If House Majority Leader Eric Cantor wants to remove obstacles to economic growth, one possible option is that he stop lowering his own credibility.
In a Sunday op-ed piece published in The Washington Post, Cantor appeared willing to prove Abraham Lincoln right, at least in a pedestrian sense. Lincoln is attributed with the concept -- although it might be an urban myth to credit the 16th president -- that it is best to keep quiet and be thought a fool than to open one's mouth and prove it.
Cantor said there were two crises confronting the U.S. economy. First, he said, "is the federal government's debt crisis, the result of decades of fiscal mismanagement by both political parties."
The second issue, he said, was jobs.
He then writes 900 words almost to the number and never mentions once how he would create even one job for Americans.
Besides, back up the truck. Cantor is groping for credibility here by implying the Republican party is just as guilty as Democrats in mismanaging the federal budget.
Do the math, Mr. Cantor: Two wars that the Defense Department estimates cost taxpayers $9.7 billion per month, roughly the size of the Environmental Protection Agency's annual budget -- the department Cantor deplores as being part of President Obama's anti-job agenda.
Congress has allotted $1.3 trillion for defense spending in Iraq and Afghanistan, almost to a dime what the so-called supercommittee of lawmakers is being asked to propose as cuts to the budget by Nov. 23.
And, what if the number was a bit too simplistic? At Brown University, a recent study pegged the actual cost of the two wars at $3.7 trillion, the Times Leader reported.
The Bush tax cuts? Do the math, Mr. Cantor. Recent estimates put the cost of the tax cuts at $3.7 trillion over the next 10 years and, wouldn't you know it, that is, roughly speaking, the total in spending cuts that Congress has been trying to find over the next 10 years, including the $1.2 trillion in proposals expected from the supercommittee.
The Henry Paulson Jr. slash George W. Bush bank bailout? Do the math. The original price tag was $900 billion. Now Republicans point to the Troubled Asset Relief Program and shudder, blaming anti-business Democrats, who were left to see the program through, and dutifully sell its credibility to the public. Incidentally, the program's final cost will be less than $25 billion and, incidentally, the program worked.

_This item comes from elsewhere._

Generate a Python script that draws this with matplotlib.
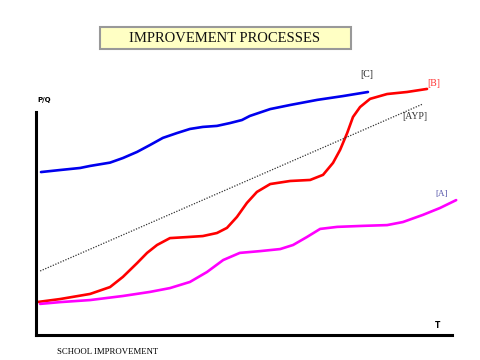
import numpy as np
import matplotlib
matplotlib.use("Agg")
import matplotlib.pyplot as plt
from matplotlib.patches import Rectangle

# curves (T along x, P/Q along y, both on a 0-100 scale)
c_t = [1.2, 5.8, 10.6, 13.0, 17.8, 20.9, 24.3, 27.4, 30.5, 33.9, 37.0, 40.1, 43.5,
       46.6, 49.5, 51.4, 56.3, 61.1, 67.6, 73.8, 79.8]
c_pq = [63.9, 64.7, 65.5, 66.3, 67.6, 69.4, 71.8, 74.5, 77.3, 79.2, 80.8, 81.6, 82.0,
        83.1, 84.3, 85.9, 88.6, 90.2, 92.2, 93.7, 95.3]

b_t = [0.2, 5.8, 13.0, 17.8, 20.9, 24.3, 26.7, 29.1, 32.2, 36.3, 40.1, 43.5, 45.9,
       48.3, 50.7, 53.1, 56.3, 61.1, 65.9, 69.0, 71.4, 73.1, 74.8, 76.2, 77.9, 80.3,
       84.4, 89.2, 94.0]
b_pq = [12.9, 14.1, 16.1, 18.8, 22.8, 28.2, 32.2, 35.3, 38.0, 38.4, 38.8, 40.0, 42.0,
        46.3, 51.8, 56.1, 59.2, 60.4, 60.8, 62.8, 67.5, 72.6, 79.2, 85.5, 89.4, 92.6,
        94.5, 95.3, 96.5]

a_t = [1.0, 5.8, 13.0, 20.9, 27.4, 32.2, 37.0, 41.1, 45.0, 49.0, 53.9, 58.7, 61.8,
       65.1, 68.3, 72.4, 78.6, 84.4, 88.2, 93.0, 97.1, 101.0]
a_pq = [12.2, 12.9, 13.7, 15.3, 16.9, 18.4, 20.8, 24.7, 29.4, 32.2, 32.9, 33.7, 35.3,
        38.4, 41.6, 42.4, 42.8, 43.1, 44.3, 47.1, 49.8, 52.9]

ayp_t = [1.0, 93.0]
ayp_pq = [25.1, 90.6]

fig = plt.figure(figsize=(4.8, 3.6), dpi=100)
ax = fig.add_axes([36 / 480, 25 / 360, 105 * 4.16 / 480, 255 / 360])
ax.set_xlim(0, 105)
ax.set_ylim(0, 100)

kw = dict(lw=1.9, clip_on=False, solid_capstyle="round", solid_joinstyle="round")
ax.plot(c_t, c_pq, color="#0000ee", **kw)
ax.plot(b_t, b_pq, color="#ff0000", **kw)
ax.plot(a_t, a_pq, color="#ff00ff", **kw)
ax.plot(ayp_t, ayp_pq, color="#333333", lw=0.9, ls=(0, (1, 1.2)), clip_on=False)

# labels
ax.text(79.6, 102, "[C]", color="#222222", fontsize=7, family="Liberation Serif",
        ha="center", va="center")
ax.text(94.0, 98.5, "[B]", color="#ff3333", fontsize=7, family="Liberation Serif",
        ha="left", va="center")
ax.text(91.1, 85.5, "[AYP]", color="#333333", fontsize=7, family="Liberation Serif",
        ha="center", va="center")
ax.text(97.4, 55.3, "[A]", color="#5555aa", fontsize=6.5, family="Liberation Serif",
        ha="center", va="center")

# axes
for s in ["top", "right"]:
    ax.spines[s].set_visible(False)
ax.spines["left"].set_linewidth(2.2)
ax.spines["bottom"].set_linewidth(2.2)
ax.spines["left"].set_bounds(0, 87.5)
ax.spines["bottom"].set_bounds(0, 100)
ax.set_xticks([])
ax.set_yticks([])
ax.patch.set_visible(False)

fig.text(37 / 480, 1 - 100 / 360, "P/Q", fontsize=5, fontweight="bold", ha="left", va="center")
fig.text(438 / 480, 1 - 325 / 360, "T", fontsize=5.5, fontweight="bold", ha="center", va="center")
fig.text(57 / 480, 1 - 352 / 360, "SCHOOL IMPROVEMENT", fontsize=6.3, family="Liberation Serif",
         ha="left", va="center")

# title box
fig.patches.append(Rectangle((100 / 480, 1 - 49 / 360), 251 / 480, 22 / 360,
                             transform=fig.transFigure, facecolor="#ffffc4",
                             edgecolor="#999999", lw=1.5))
fig.text(225 / 480, 1 - 38 / 360, "IMPROVEMENT PROCESSES", fontsize=10.5,
         family="Liberation Serif", ha="center", va="center", color="#111111")

fig.savefig("out.png", dpi=100)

Oddly, the Obama administration, says Cantor, is looking to make government permanently bigger. At the same time, if it came to bailing out the nation's banks or the automobile industry, Republicans now hyperventilate. Democrats, they say, are anti-business, but it sounds more popular today to blame the bailout rather than, say, blame the banks that put the housing market in a tailspin.
If it came to recommending a second rescue of U.S. banks in 2011, the Republican party would be hiding under their desks, at the same time telling voters the other guys are anti-business.
It's too bad, too. Businesses could use less regulation and raising business taxes may not be a splendid idea.
Taxing the wealthy, as billionaire Warren Buffett said, shouldn't even be an issue -- and if it shouldn't be an issue and one party declares that it is, that is called ideology.
Cantor has muddied the waters with ideology. Point blank,what he is really saying is, "We will not work with you." That means there is only one job he is interested in saving. His.
In international markets Tuesday, the Nikkei 225 index in Japan rose 1.22 percent and the Shanghai composite index in China rose 1.52 percent. The Hang Seng index in Hong Kong added 1.99 percent and the Sensex in India gained 0.96 percent.
In Australia, the S&P/ASX 200 index gained 2.23 percent.
In midday trading in Europe, the FTSE 100 index in Britain rose 0.42 percent while the DAX 30 in Germany rose 0.4 percent. The CAC 40 in France added 0.93 percent and the Stoxx Europe 600 gained 0.41 percent.